#### Dataset entries:
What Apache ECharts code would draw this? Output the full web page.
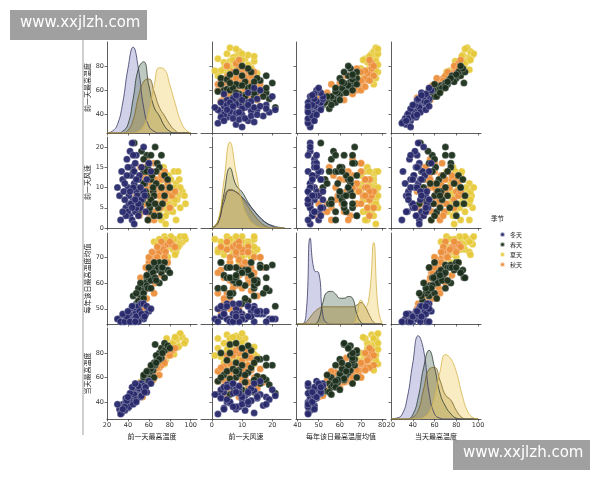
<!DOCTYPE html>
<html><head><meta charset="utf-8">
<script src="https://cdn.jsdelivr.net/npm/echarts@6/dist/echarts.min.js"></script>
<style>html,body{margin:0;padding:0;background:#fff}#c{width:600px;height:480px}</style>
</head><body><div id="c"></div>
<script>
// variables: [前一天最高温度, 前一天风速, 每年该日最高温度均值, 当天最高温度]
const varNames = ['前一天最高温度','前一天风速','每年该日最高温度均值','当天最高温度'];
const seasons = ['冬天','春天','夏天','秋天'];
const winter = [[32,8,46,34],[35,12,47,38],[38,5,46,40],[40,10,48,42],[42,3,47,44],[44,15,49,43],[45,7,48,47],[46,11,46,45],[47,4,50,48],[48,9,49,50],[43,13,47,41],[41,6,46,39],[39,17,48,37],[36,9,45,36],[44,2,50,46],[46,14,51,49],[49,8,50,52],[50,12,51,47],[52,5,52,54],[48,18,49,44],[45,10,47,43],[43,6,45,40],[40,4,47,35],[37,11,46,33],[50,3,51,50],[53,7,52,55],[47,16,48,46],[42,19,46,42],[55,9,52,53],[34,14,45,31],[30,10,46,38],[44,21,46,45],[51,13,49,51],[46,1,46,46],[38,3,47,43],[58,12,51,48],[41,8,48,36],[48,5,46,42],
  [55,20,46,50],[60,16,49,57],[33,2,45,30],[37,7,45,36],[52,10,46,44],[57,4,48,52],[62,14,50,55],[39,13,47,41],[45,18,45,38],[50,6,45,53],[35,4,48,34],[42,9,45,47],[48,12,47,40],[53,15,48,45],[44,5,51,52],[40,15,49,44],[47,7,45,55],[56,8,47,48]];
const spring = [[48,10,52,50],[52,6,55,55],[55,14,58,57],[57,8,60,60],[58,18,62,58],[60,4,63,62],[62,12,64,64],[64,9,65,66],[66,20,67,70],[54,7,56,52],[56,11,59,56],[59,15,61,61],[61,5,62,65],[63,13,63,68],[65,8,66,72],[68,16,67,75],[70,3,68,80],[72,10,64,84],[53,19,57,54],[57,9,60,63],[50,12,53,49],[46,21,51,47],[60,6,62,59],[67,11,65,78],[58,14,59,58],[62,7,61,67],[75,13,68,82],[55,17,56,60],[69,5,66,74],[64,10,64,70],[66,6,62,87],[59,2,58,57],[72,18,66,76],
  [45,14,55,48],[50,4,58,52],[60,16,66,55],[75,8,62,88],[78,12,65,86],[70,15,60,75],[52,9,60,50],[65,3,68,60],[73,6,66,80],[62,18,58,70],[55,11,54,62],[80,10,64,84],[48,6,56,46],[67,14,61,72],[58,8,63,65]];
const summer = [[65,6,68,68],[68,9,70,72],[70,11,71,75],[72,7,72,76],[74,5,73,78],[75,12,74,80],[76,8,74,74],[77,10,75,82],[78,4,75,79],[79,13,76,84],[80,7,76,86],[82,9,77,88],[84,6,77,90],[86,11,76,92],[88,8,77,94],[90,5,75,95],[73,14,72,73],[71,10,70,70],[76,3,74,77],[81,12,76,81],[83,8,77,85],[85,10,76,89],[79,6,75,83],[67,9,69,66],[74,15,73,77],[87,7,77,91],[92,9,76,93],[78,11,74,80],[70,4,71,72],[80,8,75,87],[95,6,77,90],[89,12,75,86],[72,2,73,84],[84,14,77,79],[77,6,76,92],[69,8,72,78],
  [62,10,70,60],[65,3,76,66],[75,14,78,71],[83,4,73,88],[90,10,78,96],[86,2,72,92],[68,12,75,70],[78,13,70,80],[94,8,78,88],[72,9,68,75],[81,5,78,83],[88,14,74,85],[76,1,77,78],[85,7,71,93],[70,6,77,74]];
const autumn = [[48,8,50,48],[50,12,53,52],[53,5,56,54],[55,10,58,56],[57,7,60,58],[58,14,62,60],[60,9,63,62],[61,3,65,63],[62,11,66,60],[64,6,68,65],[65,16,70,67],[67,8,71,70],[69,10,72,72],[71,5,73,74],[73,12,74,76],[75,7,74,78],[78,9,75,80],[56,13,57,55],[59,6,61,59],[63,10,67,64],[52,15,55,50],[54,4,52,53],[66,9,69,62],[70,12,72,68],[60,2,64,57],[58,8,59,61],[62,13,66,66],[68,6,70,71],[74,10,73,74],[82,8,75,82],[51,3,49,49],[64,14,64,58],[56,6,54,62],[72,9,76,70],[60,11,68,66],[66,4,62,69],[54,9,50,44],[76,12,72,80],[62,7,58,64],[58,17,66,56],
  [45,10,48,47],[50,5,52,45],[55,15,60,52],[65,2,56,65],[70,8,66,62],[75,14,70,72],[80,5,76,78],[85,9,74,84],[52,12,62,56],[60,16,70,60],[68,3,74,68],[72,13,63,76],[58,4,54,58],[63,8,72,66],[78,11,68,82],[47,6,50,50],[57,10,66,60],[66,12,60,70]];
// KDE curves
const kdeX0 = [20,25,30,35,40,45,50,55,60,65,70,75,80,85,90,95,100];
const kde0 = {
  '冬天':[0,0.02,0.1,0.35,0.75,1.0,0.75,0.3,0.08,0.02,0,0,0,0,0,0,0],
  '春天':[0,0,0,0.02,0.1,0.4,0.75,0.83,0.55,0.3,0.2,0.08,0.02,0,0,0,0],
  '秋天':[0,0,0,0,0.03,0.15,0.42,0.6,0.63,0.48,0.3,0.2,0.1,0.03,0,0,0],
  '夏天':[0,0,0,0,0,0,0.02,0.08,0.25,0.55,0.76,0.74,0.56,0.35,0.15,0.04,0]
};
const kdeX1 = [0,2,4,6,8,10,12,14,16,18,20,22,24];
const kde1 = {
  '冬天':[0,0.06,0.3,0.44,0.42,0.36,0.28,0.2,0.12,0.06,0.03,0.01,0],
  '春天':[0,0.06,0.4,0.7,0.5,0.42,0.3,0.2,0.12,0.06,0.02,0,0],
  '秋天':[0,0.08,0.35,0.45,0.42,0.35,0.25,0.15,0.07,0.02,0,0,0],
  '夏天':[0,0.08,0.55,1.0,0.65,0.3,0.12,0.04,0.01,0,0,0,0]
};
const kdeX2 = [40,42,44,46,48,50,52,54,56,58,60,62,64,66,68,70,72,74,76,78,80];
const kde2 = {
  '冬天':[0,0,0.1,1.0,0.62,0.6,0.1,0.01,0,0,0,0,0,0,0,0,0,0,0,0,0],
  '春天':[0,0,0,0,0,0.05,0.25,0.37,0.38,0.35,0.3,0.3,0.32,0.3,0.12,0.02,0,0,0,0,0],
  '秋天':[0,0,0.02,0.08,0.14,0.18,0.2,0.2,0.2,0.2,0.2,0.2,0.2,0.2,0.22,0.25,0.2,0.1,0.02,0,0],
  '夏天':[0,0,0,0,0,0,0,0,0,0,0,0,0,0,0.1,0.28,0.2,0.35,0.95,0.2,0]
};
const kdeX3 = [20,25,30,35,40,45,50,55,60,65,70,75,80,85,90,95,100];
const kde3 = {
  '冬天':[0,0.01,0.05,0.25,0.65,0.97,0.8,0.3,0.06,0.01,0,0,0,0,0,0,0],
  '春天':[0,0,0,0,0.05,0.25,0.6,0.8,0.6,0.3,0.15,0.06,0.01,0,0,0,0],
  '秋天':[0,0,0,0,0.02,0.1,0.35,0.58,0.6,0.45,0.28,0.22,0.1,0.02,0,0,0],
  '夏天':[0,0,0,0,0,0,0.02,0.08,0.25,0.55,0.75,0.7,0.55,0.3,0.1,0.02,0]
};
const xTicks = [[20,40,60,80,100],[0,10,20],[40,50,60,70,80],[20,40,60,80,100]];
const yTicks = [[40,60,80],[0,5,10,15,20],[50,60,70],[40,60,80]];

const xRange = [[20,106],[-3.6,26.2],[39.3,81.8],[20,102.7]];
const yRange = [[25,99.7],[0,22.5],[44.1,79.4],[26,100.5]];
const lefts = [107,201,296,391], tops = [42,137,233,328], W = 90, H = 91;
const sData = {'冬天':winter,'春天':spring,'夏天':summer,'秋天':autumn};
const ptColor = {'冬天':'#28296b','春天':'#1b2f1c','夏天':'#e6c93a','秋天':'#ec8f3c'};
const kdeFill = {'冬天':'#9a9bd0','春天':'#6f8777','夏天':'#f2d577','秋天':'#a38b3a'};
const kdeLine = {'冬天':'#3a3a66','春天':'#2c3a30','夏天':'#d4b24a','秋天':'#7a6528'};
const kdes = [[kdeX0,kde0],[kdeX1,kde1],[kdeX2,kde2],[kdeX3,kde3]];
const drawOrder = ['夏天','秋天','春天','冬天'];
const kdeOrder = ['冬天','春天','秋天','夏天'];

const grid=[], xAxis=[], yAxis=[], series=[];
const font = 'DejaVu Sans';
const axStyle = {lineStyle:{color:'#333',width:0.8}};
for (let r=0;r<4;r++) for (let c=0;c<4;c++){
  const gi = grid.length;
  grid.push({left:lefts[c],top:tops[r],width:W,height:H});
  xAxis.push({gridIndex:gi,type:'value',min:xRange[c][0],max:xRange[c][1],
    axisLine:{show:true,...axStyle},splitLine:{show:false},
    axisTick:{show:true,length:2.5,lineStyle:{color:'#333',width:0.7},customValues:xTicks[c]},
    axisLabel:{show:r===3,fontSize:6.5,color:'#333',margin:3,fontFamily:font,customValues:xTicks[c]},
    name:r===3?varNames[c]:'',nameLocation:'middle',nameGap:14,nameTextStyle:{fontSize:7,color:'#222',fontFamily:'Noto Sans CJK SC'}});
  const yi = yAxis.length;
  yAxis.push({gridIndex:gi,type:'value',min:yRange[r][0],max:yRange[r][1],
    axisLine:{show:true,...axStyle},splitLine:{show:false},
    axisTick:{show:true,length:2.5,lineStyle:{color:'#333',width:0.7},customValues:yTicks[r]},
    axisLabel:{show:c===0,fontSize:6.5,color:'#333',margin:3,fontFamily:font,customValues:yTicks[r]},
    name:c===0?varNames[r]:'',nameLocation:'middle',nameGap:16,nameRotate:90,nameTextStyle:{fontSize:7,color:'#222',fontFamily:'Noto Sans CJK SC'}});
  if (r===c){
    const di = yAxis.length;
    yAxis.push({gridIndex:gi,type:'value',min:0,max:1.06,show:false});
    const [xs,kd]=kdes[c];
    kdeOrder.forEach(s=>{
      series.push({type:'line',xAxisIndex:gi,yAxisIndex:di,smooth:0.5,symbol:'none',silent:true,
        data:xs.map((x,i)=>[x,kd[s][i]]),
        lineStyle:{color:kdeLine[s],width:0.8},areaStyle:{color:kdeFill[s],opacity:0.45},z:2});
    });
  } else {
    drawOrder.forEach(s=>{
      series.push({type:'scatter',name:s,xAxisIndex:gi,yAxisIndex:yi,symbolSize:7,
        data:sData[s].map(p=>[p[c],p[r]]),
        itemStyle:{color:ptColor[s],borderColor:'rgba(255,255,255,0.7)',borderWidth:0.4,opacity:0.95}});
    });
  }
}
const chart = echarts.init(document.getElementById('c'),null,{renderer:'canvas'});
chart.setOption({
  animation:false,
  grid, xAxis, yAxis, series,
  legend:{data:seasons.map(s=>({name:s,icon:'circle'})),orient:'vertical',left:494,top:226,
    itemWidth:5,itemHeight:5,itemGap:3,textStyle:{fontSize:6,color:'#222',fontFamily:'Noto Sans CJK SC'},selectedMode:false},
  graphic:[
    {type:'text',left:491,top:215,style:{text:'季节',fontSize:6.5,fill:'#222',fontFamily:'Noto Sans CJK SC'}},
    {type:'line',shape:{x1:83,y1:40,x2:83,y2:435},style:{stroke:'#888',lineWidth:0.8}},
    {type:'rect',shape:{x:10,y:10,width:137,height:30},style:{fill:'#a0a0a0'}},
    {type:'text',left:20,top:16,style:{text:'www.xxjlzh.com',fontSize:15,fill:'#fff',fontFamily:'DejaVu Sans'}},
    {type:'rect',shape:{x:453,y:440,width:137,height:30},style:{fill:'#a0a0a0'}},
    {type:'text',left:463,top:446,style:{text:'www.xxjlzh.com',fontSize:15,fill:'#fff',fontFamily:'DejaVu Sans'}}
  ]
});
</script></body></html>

---

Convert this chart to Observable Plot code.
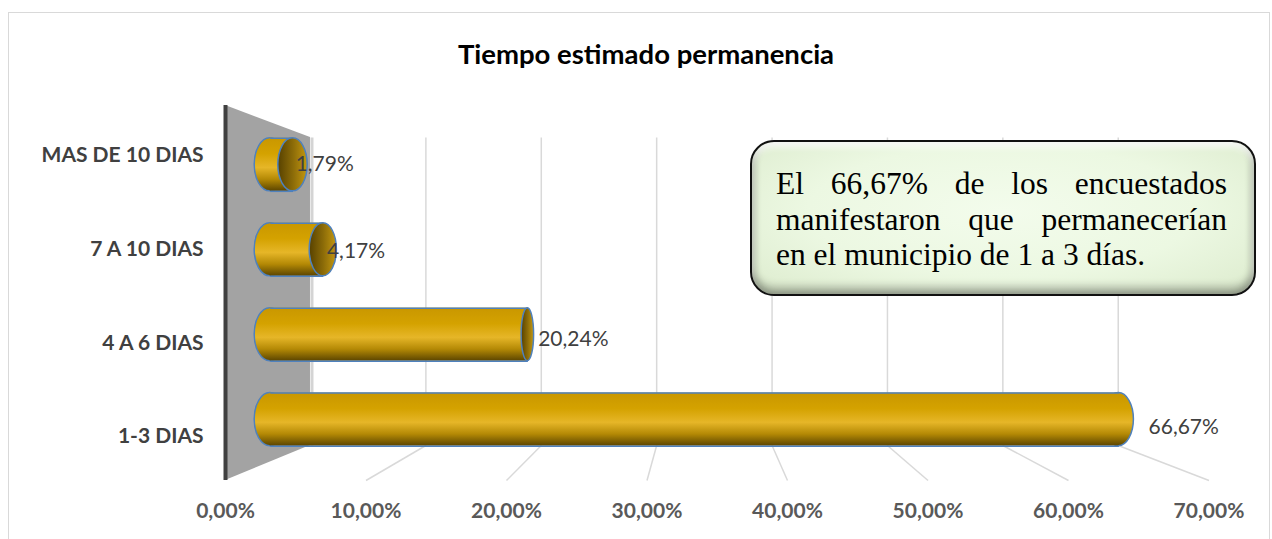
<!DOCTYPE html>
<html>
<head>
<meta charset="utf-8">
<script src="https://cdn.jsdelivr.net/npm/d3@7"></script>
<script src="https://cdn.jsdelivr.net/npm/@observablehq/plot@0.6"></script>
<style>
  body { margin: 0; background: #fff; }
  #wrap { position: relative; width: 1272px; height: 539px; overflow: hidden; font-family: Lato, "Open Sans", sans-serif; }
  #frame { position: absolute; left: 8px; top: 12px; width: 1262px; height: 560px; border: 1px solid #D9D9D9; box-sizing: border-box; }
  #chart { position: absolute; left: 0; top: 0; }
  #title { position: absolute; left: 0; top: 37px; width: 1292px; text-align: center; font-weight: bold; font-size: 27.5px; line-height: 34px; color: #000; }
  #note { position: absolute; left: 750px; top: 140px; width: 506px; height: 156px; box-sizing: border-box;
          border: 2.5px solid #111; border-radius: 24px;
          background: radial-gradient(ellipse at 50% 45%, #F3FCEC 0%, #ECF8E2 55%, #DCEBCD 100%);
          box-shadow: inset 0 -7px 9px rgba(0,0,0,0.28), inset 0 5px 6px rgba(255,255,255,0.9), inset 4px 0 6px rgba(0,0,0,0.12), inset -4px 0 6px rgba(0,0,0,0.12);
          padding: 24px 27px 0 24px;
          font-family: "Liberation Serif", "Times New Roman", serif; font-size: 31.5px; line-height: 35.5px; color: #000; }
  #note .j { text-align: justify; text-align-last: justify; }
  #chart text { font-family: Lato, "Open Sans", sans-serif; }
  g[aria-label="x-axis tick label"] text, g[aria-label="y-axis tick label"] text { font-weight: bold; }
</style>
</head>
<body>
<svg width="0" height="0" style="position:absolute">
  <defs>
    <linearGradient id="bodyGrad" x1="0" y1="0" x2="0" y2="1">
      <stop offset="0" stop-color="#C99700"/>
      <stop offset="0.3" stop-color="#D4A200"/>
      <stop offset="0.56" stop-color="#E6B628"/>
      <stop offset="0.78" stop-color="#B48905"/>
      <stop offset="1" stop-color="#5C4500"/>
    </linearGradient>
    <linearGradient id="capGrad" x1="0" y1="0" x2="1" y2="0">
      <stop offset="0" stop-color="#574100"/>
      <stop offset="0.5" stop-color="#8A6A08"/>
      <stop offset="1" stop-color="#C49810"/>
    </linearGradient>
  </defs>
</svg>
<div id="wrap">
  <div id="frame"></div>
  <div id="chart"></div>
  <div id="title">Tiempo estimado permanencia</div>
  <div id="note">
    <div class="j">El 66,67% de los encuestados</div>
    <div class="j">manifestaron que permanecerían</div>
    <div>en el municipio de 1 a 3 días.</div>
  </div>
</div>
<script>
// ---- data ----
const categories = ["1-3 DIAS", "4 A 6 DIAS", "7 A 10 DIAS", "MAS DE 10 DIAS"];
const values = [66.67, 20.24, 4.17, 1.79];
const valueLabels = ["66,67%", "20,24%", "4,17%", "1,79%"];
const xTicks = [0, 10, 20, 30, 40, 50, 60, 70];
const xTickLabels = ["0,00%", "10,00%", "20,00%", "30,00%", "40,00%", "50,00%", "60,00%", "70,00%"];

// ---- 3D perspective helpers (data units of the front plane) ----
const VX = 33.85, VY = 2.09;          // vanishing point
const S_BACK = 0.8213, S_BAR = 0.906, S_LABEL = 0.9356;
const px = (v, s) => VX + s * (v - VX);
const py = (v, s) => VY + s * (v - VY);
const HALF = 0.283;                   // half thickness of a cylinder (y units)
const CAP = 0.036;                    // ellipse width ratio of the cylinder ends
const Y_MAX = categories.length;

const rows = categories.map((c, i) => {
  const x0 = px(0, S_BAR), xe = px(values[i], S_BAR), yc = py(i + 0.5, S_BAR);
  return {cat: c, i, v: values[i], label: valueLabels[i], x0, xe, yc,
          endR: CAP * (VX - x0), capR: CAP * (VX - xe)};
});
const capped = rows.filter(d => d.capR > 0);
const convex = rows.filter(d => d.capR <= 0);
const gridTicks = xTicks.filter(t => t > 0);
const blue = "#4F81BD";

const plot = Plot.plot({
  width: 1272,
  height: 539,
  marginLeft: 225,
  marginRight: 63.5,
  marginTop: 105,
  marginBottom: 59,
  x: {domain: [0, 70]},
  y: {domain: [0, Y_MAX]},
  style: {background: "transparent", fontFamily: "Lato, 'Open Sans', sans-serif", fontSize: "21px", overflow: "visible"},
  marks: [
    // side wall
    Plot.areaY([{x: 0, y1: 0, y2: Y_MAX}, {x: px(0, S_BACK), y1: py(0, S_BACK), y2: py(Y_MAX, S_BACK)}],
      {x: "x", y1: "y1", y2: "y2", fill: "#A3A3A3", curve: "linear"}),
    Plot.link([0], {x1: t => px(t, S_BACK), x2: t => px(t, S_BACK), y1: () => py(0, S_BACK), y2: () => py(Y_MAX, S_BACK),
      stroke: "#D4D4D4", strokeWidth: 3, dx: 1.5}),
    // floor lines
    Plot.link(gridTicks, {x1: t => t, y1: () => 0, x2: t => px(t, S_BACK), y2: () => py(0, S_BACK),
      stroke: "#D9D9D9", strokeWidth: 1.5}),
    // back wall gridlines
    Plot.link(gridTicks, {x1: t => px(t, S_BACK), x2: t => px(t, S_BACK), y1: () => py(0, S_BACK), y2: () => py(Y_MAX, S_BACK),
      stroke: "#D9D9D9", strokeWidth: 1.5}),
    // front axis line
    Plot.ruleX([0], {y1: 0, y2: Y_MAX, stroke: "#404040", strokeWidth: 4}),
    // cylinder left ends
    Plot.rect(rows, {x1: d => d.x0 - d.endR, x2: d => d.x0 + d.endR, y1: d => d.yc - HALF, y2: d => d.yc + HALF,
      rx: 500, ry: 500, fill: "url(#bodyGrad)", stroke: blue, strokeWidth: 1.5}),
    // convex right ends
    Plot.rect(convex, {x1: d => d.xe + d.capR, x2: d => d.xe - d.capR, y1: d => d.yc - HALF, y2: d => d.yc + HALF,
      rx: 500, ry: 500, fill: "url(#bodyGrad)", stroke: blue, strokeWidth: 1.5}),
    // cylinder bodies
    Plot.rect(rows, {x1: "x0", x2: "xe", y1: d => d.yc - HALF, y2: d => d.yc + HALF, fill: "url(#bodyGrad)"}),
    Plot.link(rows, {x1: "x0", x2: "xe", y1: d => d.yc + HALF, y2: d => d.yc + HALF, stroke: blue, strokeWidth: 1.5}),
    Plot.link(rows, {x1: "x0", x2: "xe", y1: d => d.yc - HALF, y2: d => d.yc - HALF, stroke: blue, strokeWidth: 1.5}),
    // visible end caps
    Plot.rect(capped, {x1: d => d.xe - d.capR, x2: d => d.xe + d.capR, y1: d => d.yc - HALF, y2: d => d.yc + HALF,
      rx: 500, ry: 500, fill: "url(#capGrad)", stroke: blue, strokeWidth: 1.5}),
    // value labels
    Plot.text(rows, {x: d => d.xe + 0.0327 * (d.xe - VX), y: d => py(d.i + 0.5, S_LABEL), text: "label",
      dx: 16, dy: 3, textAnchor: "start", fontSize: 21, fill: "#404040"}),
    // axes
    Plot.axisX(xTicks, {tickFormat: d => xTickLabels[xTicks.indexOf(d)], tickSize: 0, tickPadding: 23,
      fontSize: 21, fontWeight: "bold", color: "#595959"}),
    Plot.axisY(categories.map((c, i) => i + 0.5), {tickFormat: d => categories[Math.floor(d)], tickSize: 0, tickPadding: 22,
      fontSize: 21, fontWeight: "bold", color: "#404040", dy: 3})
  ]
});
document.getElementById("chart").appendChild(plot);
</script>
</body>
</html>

#### Written problem:
Report all lines of the data that include the word "this".

#### The output:
What Apache ECharts code would draw this? Output the full web page.
Convert this chart to Observable Plot code.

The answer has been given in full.